-- COLLECTED DATA start --

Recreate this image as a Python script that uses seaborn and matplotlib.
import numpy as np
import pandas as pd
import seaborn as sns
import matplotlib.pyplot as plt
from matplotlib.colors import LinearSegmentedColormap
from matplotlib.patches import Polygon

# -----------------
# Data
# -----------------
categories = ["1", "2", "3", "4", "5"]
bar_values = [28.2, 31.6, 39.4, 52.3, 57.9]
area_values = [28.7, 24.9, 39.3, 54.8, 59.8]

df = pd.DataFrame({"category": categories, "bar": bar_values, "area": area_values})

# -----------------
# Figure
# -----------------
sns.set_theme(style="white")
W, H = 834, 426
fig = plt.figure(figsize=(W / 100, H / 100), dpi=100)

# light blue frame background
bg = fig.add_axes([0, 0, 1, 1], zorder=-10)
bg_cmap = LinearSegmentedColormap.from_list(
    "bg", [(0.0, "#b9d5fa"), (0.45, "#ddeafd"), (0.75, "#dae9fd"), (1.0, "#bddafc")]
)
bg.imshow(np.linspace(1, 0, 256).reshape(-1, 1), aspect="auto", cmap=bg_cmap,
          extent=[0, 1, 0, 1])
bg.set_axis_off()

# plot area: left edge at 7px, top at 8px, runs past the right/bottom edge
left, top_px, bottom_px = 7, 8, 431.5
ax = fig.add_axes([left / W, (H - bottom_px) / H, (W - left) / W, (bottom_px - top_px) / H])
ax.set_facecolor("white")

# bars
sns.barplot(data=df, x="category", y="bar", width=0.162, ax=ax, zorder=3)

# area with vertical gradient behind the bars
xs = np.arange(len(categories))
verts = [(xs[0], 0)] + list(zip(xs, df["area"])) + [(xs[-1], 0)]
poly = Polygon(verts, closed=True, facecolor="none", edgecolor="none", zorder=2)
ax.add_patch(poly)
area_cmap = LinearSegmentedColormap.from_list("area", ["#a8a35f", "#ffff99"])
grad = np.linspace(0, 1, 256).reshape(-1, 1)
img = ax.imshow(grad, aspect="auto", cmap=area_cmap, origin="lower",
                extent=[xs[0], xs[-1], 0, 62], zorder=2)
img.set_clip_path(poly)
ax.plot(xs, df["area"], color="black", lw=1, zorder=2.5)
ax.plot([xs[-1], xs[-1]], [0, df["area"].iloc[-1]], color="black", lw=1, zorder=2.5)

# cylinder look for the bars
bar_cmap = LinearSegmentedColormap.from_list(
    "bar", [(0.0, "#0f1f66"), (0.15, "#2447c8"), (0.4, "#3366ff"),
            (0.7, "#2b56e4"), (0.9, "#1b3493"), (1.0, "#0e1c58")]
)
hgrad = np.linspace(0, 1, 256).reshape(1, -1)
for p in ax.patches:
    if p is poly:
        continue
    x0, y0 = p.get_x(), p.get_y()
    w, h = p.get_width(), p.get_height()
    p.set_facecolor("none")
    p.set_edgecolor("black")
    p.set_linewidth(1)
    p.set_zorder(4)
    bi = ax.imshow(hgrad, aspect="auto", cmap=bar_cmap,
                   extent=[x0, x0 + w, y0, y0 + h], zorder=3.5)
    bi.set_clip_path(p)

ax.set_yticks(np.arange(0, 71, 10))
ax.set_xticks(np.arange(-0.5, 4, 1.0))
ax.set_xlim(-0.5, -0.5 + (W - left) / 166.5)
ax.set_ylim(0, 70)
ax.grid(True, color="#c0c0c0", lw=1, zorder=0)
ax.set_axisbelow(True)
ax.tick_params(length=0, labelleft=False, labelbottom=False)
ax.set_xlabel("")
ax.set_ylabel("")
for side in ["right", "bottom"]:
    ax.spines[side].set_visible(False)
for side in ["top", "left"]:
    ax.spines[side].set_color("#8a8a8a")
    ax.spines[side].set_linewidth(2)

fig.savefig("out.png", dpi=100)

-- COLLECTED DATA end --

**GIVEN EXERCISE:** Beginning at the top of the data, extract each line through the line containing "fig = plt.figure(figsize=(W" and return those lines exactly, with nothing added.

**SOLUTION FOR THIS TASK:**
Recreate this image as a Python script that uses seaborn and matplotlib.
import numpy as np
import pandas as pd
import seaborn as sns
import matplotlib.pyplot as plt
from matplotlib.colors import LinearSegmentedColormap
from matplotlib.patches import Polygon

# -----------------
# Data
# -----------------
categories = ["1", "2", "3", "4", "5"]
bar_values = [28.2, 31.6, 39.4, 52.3, 57.9]
area_values = [28.7, 24.9, 39.3, 54.8, 59.8]

df = pd.DataFrame({"category": categories, "bar": bar_values, "area": area_values})

# -----------------
# Figure
# -----------------
sns.set_theme(style="white")
W, H = 834, 426
fig = plt.figure(figsize=(W / 100, H / 100), dpi=100)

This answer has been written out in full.